We queried public repositories that have CodeQL enabled and focused explicitly on repositories where CodeQL is manually configured. In all, we curated 160 repositories and created a new dataset. Using an LLM, we have also extracted ground truth build information for these repositories from the GitHub Actions yaml files that configure CodeQL. We then use the same LLM-based judge that we used for the COffE dataset, but this time, the judge only has access to the ground truth build command, and the test exploration has to be assessed without ground truth.

The Discovery Agent performs very well on this dataset. It successfully built 63 (out of the 160) repositories, and it successfully executed the tests in 52 (out of the 160) repositories. The average run time per repository is 6 minutes.

We are excited about these results, as these repositories are the ones where CodeQL was manually configured. This likely implies that Autobuild, the existing state-of-the-art approach to guessing the build command, was not quite up to the task. Either the build was too complicated, or the maintainer needed better control over the CodeQL configuration.

A majority of these build commands are orders of magnitude more complex than the Copilot Offline Eval dataset, with some commands dealing with builds across multiple programming languages.

Open Problems / Limitations

How to deal with external dependencies? Repos that require external fixtures (e.g., Redis database) or multiple interacting containers (e.g., client, load-balancer, server) to test correctly. This may involve giving the agent access to container orchestration tools in a secure way.
An effective secrets management system. There are some significant security and authorization challenges here. Ideally, the Agent could be authorized to perform specific actions, but in a way that would not expose those secrets directly to the Agent or to LLM itself.
Mono and multi-language repos. For repos that have multiple languages and multiple target environments, it would be helpful to be able to select the subset of functionality we need to build/test for a particular change. Specifically, how can we be smart about identifying and ignoring expensive (time and resource-intensive) or unnecessary ( in the context of current code changes) tests? Developers typically intuitively ignore many tests when iterating on code changes.

What's next?

As we enter the era of Software Engineering agents, the core ability to set up, build, and test repositories will significantly improve all AI-based Code generation experiences.

In addition, automatically inferring the setup/build/test scripts may also improve the general adoption of the cloudIDE here.
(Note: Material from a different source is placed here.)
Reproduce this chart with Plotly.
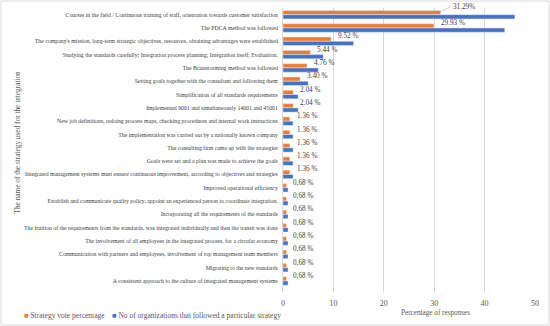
import plotly.graph_objects as go

categories = [
    "Courses in the field / Continuous training of staff, orientation towards customer satisfaction",
    "The PDCA method was followed",
    "The company's mission, long-term strategic objectives, resources, obtaining advantages were established",
    "Studying the standards carefully; Integration process planning; Integration itself; Evaluation.",
    "The Brainstorming method was followed",
    "Setting goals together with the consultant and following them",
    "Simplification of all standards requirements",
    "Implemented 9001 and simultaneously 14001 and 45001",
    "New job definitions, redoing process maps, checking procedures and internal work instructions",
    "The implementation was carried out by a nationally known company",
    "The consulting firm came up with the strategies",
    "Goals were set and a plan was made to achieve the goals",
    "Integrated management systems must ensure continuous improvement, according to objectives and strategies",
    "Improved operational efficiency",
    "Establish and communicate quality policy, appoint an experienced person to coordinate integration,",
    "Incorporating all the requirements of the standards",
    "The fruition of the requirements from the standards, was integrated individually and then the transit was done",
    "The involvement of all employees in the integrated process, for a circular economy",
    "Communication with partners and employees, involvement of top management team members",
    "Migrating to the new standards",
    "A consistent approach to the culture of integrated management systems",
]
vote_pct = [31.29, 29.93, 9.52, 5.44, 4.76, 3.40, 2.04, 2.04, 1.36, 1.36, 1.36, 1.36, 1.36,
            0.68, 0.68, 0.68, 0.68, 0.68, 0.68, 0.68, 0.68]
pct_labels = ["31.29%", "29.93 %", "9.52 %", "5.44 %", "4.76 %", "3.40 %", "2.04 %", "2.04 %",
              "1.36 %", "1.36 %", "1.36 %", "1.36 %", "1.36 %",
              "0,68 %", "0,68 %", "0,68 %", "0,68 %", "0,68 %", "0,68 %", "0,68 %", "0,68 %"]
num_orgs = [46, 44, 14, 8, 7, 5, 3, 3, 2, 2, 2, 2, 2, 1, 1, 1, 1, 1, 1, 1, 1]
x_ticks = [0, 10, 20, 30, 40, 50]
series_names = ["Strategy vote percentage", "No of organizations that followed a particular strategy"]
colors = ["#ED7D31", "#4472C4"]

W, H = 550, 326
ML, MR, MT, MB = 283, 15, 8, 34
pw, ph = W - ML - MR, H - MT - MB

serif = "Liberation Serif"
fig = go.Figure()
fig.add_trace(go.Bar(
    y=categories, x=vote_pct, orientation="h", name=series_names[0],
    marker_color=colors[0],
))
fig.add_trace(go.Bar(
    y=categories, x=num_orgs, orientation="h", name=series_names[1],
    marker_color=colors[1],
))

fig.update_layout(
    width=W, height=H,
    margin=dict(l=ML, r=MR, t=MT, b=MB, autoexpand=False),
    paper_bgcolor="white", plot_bgcolor="white",
    barmode="group", bargap=0.36, bargroupgap=0,
    font=dict(family=serif, color="#404040"),
    showlegend=False,
)
fig.update_xaxes(range=[0, 50], tickvals=x_ticks, showgrid=True, gridcolor="#d9d9d9",
                 gridwidth=1, zeroline=False, showline=False,
                 tickfont=dict(family=serif, size=8, color="#595959"), ticks="",
                 ticklabelstandoff=5)
fig.update_yaxes(autorange="reversed", tickfont=dict(family=serif, size=5.8, color="#404040"),
                 showgrid=False, ticks="", showline=True, linecolor="#d9d9d9", linewidth=1,
                 ticklabelstandoff=3)

# data labels
for i, (v, lab) in enumerate(zip(vote_pct, pct_labels)):
    if i == 0:
        fig.add_annotation(x=v, y=categories[i], text=lab, showarrow=True, arrowhead=0,
                           arrowwidth=0.6, arrowcolor="#a6a6a6", ax=10, ay=-5,
                           xanchor="left", yanchor="middle", yshift=3,
                           font=dict(family=serif, size=7.2, color="#404040"))
    else:
        fig.add_annotation(x=v, y=categories[i], text=lab, showarrow=False,
                           xanchor="left", yanchor="middle", xshift=5, yshift=5,
                           font=dict(family=serif, size=7.2, color="#404040"))

fig.add_annotation(text="Percentage of responses", xref="paper", yref="paper",
                   x=(435 - ML) / pw, y=(H - MB - 318.5) / ph, showarrow=False,
                   font=dict(family=serif, size=7.2, color="#595959"))
fig.add_annotation(text="The name of the strategy used for the integration", xref="paper", yref="paper",
                   x=(10 - ML) / pw, y=(H - MB - 142) / ph, showarrow=False, textangle=-90,
                   font=dict(family=serif, size=7.3, color="#595959"))

# legend
leg_x = [22, 110]
for name, c, lx in zip(series_names, colors, leg_x):
    fig.add_annotation(text=f"<span style='color:{c}'>■</span> {name}", xref="paper", yref="paper",
                       x=(lx - ML) / pw, y=(H - MB - 315) / ph, xanchor="left", yanchor="middle",
                       showarrow=False, font=dict(family=serif, size=7.5, color="#595959"))

fig.add_shape(type="rect", xref="paper", yref="paper",
              x0=(1 - ML) / pw, x1=(549 - ML) / pw,
              y0=(H - MB - 325) / ph, y1=(H - MB - 1) / ph,
              line=dict(color="#d9d9d9", width=1))

fig.write_html("out.html", config={"displayModeBar": False},
               post_script="document.body.style.margin='0';")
While we have devcontainer standard, it is not adopted widely because of the inertia/friction in setting up the JSON to do the required setup. If we can infer that automatically, this will lead to more adoption as developers will now have assistance to author bespoke environments for their needs.

Finally, we are excited about the possibility that the artifacts generated by our approach can be leveraged for fine-tuning and/or reinforcement learning to further improve the code generation capability of core models and make the next iteration of models natively better at dealing with code in motion.